In manufacturing many industrial parts, coatings of a particular material to the parts need to be applied to exacting standards. In others, heat treatments of the parts has to be undertaken to precise standards as well. Any deviation away from those standards or thresholds can result in malfunctioning components. If those components are used, the overall machine in which they are employed may under-perform. Accordingly, they are often rigorously tested prior to installation. If they are not sufficient, the parts are either scrapped or remachined. Either way, the result is added cost and lessened efficiency.

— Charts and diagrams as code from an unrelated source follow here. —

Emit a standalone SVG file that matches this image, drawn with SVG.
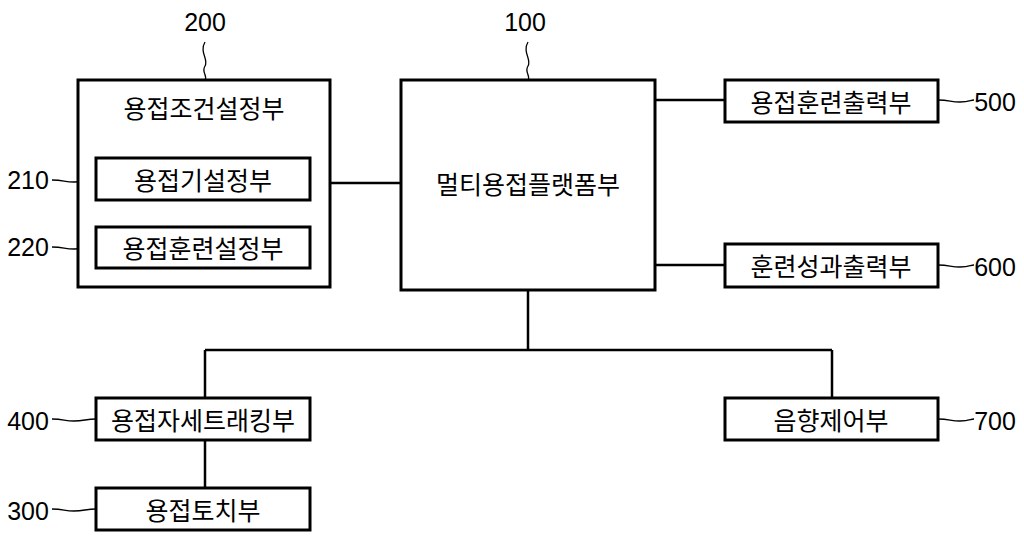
<svg xmlns="http://www.w3.org/2000/svg" width="1024" height="545" viewBox="0 0 1024 545">
<style>
rect{fill:#fff;stroke:#000;stroke-width:3}
.l{fill:none;stroke:#000;stroke-width:2.5}
.w{fill:none;stroke:#000;stroke-width:1.3}
text{font-family:"Noto Sans CJK KR","Liberation Sans",sans-serif;font-size:25px;fill:#000;text-anchor:middle;dominant-baseline:central}
.n{font-family:"Liberation Sans",sans-serif;font-size:25px}
</style>
<rect x="0" y="0" width="1024" height="545" style="fill:#fff;stroke:none"/>
<g id="connectors">
<path class="l" d="M330 183H401M655 100H725M655 265H725M528 290V350M205 350H832M205 350V398M832 350V398M205 440V488"/>
<path class="w" d="M205 42c-6 10 4 18 0 24s3 10 0 14"/>
<path class="w" d="M528 42c-6 10 4 18 0 24s3 10 0 14"/>
<path class="w" d="M52 180c12 0 12 2 22 2s12-2 22-2"/>
<path class="w" d="M52 247c12 0 12 2 22 2s12-2 22-2"/>
<path class="w" d="M52 419c12 0 12 2 22 2s12-2 22-2"/>
<path class="w" d="M52 509c12 0 12 2 22 2s12-2 22-2"/>
<path class="w" d="M938 100c12 0 12 2 22 2s10-2 14-2"/>
<path class="w" d="M938 265c12 0 12 2 22 2s10-2 14-2"/>
<path class="w" d="M938 419c12 0 12 2 22 2s10-2 14-2"/>
</g>
<g id="n200"><rect x="78" y="80" width="252" height="207"/><text x="204" y="107">용접조건설정부</text><text class="n" x="205" y="22">200</text></g>
<g id="n210"><rect x="96" y="158" width="214" height="42"/><text x="203" y="179">용접기설정부</text><text class="n" x="28" y="180">210</text></g>
<g id="n220"><rect x="96" y="227" width="214" height="41"/><text x="203" y="247">용접훈련설정부</text><text class="n" x="28" y="247">220</text></g>
<g id="n100"><rect x="401" y="80" width="254" height="210"/><text x="528" y="183">멀티용접플랫폼부</text><text class="n" x="525" y="22">100</text></g>
<g id="n500"><rect x="725" y="80" width="213" height="42"/><text x="831" y="101">용접훈련출력부</text><text class="n" x="995" y="102">500</text></g>
<g id="n600"><rect x="725" y="244" width="213" height="43"/><text x="831" y="265">훈련성과출력부</text><text class="n" x="995" y="267">600</text></g>
<g id="n400"><rect x="96" y="398" width="214" height="42"/><text x="203" y="419">용접자세트래킹부</text><text class="n" x="28" y="421">400</text></g>
<g id="n700"><rect x="725" y="398" width="213" height="42"/><text x="831" y="419">음향제어부</text><text class="n" x="995" y="421">700</text></g>
<g id="n300"><rect x="96" y="488" width="214" height="42"/><text x="203" y="509">용접토치부</text><text class="n" x="28" y="511">300</text></g>
</svg>
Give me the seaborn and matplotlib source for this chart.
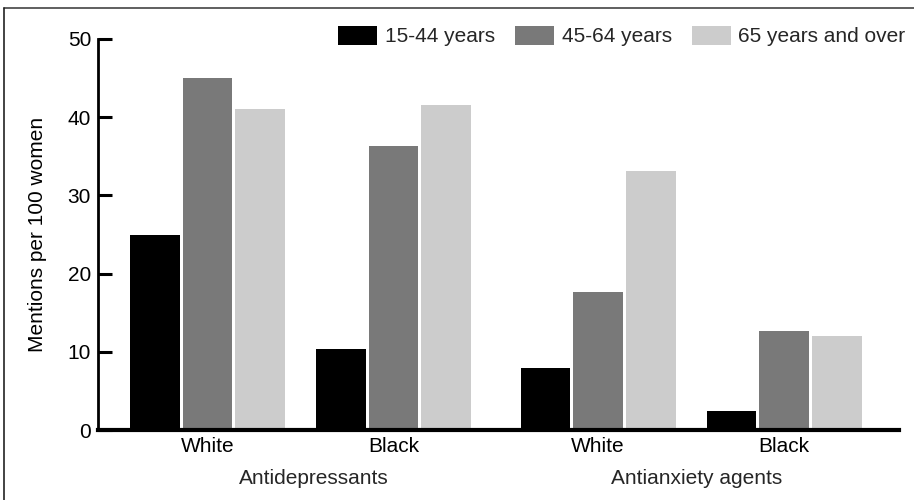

One example where this is currently problematic is in the manufacture of turbines and other components used in gas turbine engines and other aircraft components. With turbines, for example, aluminide or other coatings often need to be applied. Currently, prior to application of such coatings, the retort or chamber environment in which the component is coated needs to be purged with argon or another inert gas to establish proper coating conditions. An operator not only needs to manually do this, but then manually verify it with dewpoint and oxygen measurements. These measurements require the operators to manually connect a dewpoint and oxygen meter to the retort and follow a specific procedure to assure all process parameters are achieved before proceeding. If they are not adhered to, it may cause deficiencies in the processed parts as well as damage to the measuring equipment.
Not only is this manual verification labor intensive, but prone to human error. For example, the repetition of the task throughout the day may lead to tedium and mistakes. Moreover, the manual purging and verification process occupies the operator, often precluding him or her from performing any other task, thus slowing production. Accordingly, it would be beneficial to have an automated measuring system to eliminate scrap/rework due to improper coating or heat treating environments, and to prolong the life of the process measuring equipment by avoiding human error in the manual operation. Moreover, it would be beneficial to allow for increased productivity and reduced costs by allowing the operator to monitor multiple stations and by minimizing human intervention in the manufacturing process.